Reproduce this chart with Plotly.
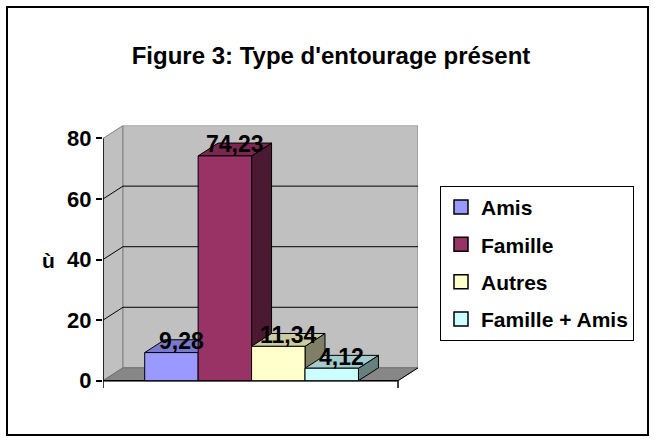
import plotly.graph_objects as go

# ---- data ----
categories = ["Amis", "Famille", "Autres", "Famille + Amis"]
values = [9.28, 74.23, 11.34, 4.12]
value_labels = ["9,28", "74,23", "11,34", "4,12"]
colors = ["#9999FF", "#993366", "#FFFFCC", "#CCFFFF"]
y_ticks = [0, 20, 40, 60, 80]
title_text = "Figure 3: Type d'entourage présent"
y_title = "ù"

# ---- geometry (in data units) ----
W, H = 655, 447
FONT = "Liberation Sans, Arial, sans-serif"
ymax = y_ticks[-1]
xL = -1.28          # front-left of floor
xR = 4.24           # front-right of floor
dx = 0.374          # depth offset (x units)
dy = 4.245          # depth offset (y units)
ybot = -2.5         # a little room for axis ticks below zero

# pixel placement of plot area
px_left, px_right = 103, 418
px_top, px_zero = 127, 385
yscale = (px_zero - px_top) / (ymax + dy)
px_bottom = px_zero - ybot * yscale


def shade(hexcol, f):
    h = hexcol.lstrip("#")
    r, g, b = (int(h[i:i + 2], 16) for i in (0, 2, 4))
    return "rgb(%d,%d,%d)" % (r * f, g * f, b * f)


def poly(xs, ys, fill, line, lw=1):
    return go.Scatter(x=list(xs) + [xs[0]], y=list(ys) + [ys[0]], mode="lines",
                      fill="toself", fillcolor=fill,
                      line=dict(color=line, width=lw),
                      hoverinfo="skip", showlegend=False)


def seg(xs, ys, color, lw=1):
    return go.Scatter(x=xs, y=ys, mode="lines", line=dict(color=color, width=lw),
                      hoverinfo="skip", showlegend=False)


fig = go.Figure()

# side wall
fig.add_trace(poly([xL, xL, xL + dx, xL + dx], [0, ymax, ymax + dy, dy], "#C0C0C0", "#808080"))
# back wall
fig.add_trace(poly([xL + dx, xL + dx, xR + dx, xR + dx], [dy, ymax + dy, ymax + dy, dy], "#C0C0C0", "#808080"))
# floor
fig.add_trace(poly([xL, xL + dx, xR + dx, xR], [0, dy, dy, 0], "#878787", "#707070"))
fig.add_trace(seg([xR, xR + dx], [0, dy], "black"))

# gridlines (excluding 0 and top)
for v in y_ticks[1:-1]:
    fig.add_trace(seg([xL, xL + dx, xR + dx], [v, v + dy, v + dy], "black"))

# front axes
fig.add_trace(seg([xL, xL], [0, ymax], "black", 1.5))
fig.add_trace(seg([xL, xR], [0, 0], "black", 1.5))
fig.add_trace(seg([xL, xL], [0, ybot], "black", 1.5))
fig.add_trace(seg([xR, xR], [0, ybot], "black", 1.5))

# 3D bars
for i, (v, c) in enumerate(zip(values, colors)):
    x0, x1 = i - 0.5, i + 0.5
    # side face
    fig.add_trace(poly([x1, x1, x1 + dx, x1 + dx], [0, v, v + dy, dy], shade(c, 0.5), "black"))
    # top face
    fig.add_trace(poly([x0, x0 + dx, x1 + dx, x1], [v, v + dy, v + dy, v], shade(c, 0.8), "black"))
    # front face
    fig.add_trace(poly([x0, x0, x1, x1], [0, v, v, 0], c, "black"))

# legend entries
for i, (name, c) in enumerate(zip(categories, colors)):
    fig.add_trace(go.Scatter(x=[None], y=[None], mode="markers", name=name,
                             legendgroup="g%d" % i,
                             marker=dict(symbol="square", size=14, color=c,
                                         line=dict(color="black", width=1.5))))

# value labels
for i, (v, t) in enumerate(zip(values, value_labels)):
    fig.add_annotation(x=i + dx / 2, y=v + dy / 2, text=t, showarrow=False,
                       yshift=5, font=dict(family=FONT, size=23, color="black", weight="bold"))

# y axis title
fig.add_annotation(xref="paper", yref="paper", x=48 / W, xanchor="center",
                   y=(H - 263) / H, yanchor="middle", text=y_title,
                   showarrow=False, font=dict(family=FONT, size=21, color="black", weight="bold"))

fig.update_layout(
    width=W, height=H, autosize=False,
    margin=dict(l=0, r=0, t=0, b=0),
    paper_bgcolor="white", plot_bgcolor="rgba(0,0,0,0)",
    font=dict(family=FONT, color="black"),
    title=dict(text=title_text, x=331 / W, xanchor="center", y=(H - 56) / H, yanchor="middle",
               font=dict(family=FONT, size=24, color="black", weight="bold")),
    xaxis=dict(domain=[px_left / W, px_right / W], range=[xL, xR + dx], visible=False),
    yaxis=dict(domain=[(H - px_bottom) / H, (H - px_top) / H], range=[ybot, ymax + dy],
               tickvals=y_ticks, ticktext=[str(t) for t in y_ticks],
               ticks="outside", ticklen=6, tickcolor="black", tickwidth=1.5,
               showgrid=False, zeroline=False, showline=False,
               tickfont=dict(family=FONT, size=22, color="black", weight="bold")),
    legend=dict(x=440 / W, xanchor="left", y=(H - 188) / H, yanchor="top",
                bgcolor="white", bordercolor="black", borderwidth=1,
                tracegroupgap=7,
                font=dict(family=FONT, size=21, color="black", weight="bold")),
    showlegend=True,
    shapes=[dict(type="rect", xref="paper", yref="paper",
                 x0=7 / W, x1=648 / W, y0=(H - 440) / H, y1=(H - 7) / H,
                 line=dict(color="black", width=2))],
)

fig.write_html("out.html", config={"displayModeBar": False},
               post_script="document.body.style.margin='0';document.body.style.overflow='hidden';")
• • • • •
§ **Exercise details**:
Skip the pictures, please, and transcribe only the lines from the beginning of the material through the one that contains "fig = go.Figure()".

§ **Reply to the exercise**:
Reproduce this chart with Plotly.
import plotly.graph_objects as go

# ---- data ----
categories = ["Amis", "Famille", "Autres", "Famille + Amis"]
values = [9.28, 74.23, 11.34, 4.12]
value_labels = ["9,28", "74,23", "11,34", "4,12"]
colors = ["#9999FF", "#993366", "#FFFFCC", "#CCFFFF"]
y_ticks = [0, 20, 40, 60, 80]
title_text = "Figure 3: Type d'entourage présent"
y_title = "ù"

# ---- geometry (in data units) ----
W, H = 655, 447
FONT = "Liberation Sans, Arial, sans-serif"
ymax = y_ticks[-1]
xL = -1.28          # front-left of floor
xR = 4.24           # front-right of floor
dx = 0.374          # depth offset (x units)
dy = 4.245          # depth offset (y units)
ybot = -2.5         # a little room for axis ticks below zero

# pixel placement of plot area
px_left, px_right = 103, 418
px_top, px_zero = 127, 385
yscale = (px_zero - px_top) / (ymax + dy)
px_bottom = px_zero - ybot * yscale


def shade(hexcol, f):
    h = hexcol.lstrip("#")
    r, g, b = (int(h[i:i + 2], 16) for i in (0, 2, 4))
    return "rgb(%d,%d,%d)" % (r * f, g * f, b * f)


def poly(xs, ys, fill, line, lw=1):
    return go.Scatter(x=list(xs) + [xs[0]], y=list(ys) + [ys[0]], mode="lines",
                      fill="toself", fillcolor=fill,
                      line=dict(color=line, width=lw),
                      hoverinfo="skip", showlegend=False)


def seg(xs, ys, color, lw=1):
    return go.Scatter(x=xs, y=ys, mode="lines", line=dict(color=color, width=lw),
                      hoverinfo="skip", showlegend=False)


fig = go.Figure()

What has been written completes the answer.